Nesse cenário, franquias consolidadas se transformam em ativos estratégicos: cada episódio ou nova adaptação de um título familiar gera picos de audiência, mantém a base de usuários conectada e justifica reajustes de preços. Filmes e séries nostálgicas, portanto, deixam de ser simples produtos culturais e viram commodities que alimentam a economia dos algoritmos, seduzindo o espectador com a promessa de conforto e previsibilidade.

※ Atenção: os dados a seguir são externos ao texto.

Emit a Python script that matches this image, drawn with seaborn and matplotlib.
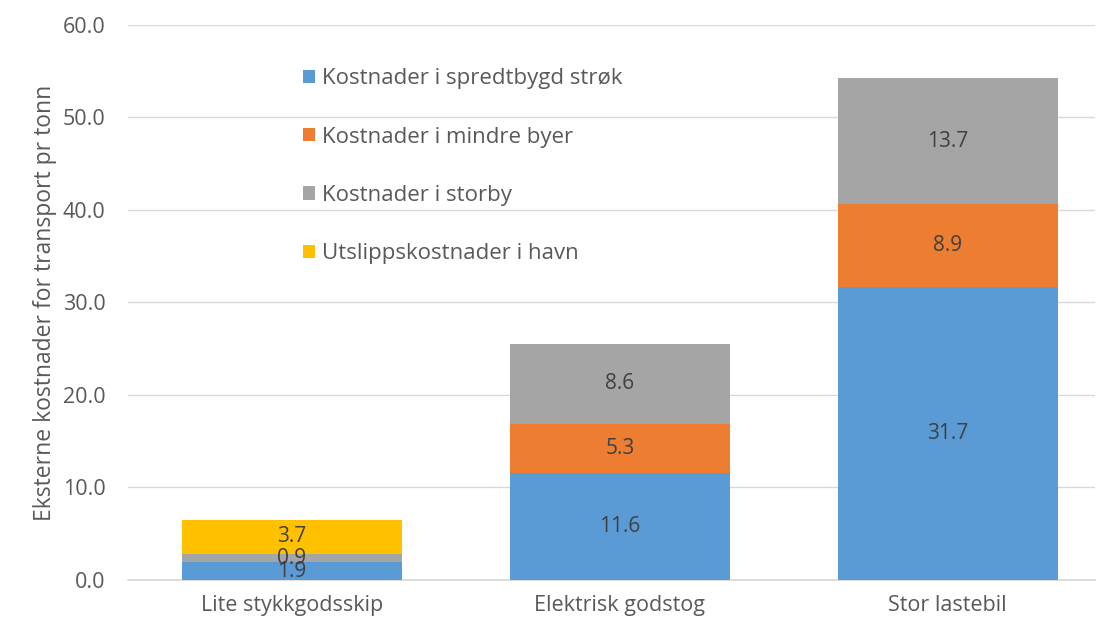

O Contraste Como Vantagem Competitiva
Quando produções autorais rompem o ciclo da repetição, despertam o entusiasmo de um público saturado. O sucesso de Parasita (2019), vencedor do Oscar de Melhor Filme, é um exemplo claro: ao oferecer uma história original e provocadora, destacou-se em meio a uma enxurrada de sequências e remakes.
Apesar da impressão de que o cinema comercial é dominado pela nostalgia, o Oscar tem sido uma vitrine para o novo. Nos últimos anos, filmes como Nomadland (2020), Tudo em Todo Lugar ao Mesmo Tempo (2022) e Oppenheimer (2023) conquistaram a Academia.

Essa tendência revela uma verdade incômoda para a indústria: o público ainda valoriza a originalidade. Mesmo diante do apelo confortável das franquias, são as obras inovadoras que deixam marcas profundas e criam a verdadeira memória coletiva. Em um mar de fórmulas repetidas, a autenticidade surge como vantagem competitiva, provando que, para criar as nostalgias de amanhã, é preciso primeiro ter a coragem de surpreender.
Reverência versus Excesso de Subserviência
Hollywood já vem aprendendo que em alguns projetos, entretanto, que simples repetição de fórmulas não basta. Os fracassos retumbantes de remakes que descuidaram do espírito original demonstram que a nostalgia exige respeito. Não apenas replicar tudo de forma aleotória. Mas enquanto projetos continuam dando certo, ela vai continuar produzindo eles.
Reflexão Final: Entre Passado e Futuro
Chegar a um entendimento pleno sobre o papel da nostalgia em Hollywood exige reconhecer sua dupla face: enquanto ela se sustenta como pilar financeiro e emocional, também pode se tornar muleta criativa. A nostalgia não é mero escapismo; é, antes, um espelho do nosso anseio por continuidade em um mundo fragmentado. Quando a indústria se ancora em fórmulas preestabelecidas, corre o risco de confundir segurança com sufocamento, transformando cada relançamento em uma cópia pálida do que já foi brilhante.
Contudo, o passado não precisa ser prisão. As memórias afetivas geram expectativas e vínculos que, bem utilizadas, podem servir de trampolim para inovações ousadas. Imagine, por exemplo, uma sequência que, em vez de replicar tramas antigas, desconstrua seus próprios arquétipos e proponha reflexões contemporâneas sobre os temas originais. Essa abordagem preserva o valor sentimental da obra-mãe e, ao mesmo tempo, a projeta para territórios inexplorados.
A grandeza do cinema está no equilíbrio delicado entre rememorar e reinventar. Porque, no fim das contas, as histórias mais inesquecíveis não são apenas aquelas que nos levam de volta, mas aquelas que nos conduzem adiante.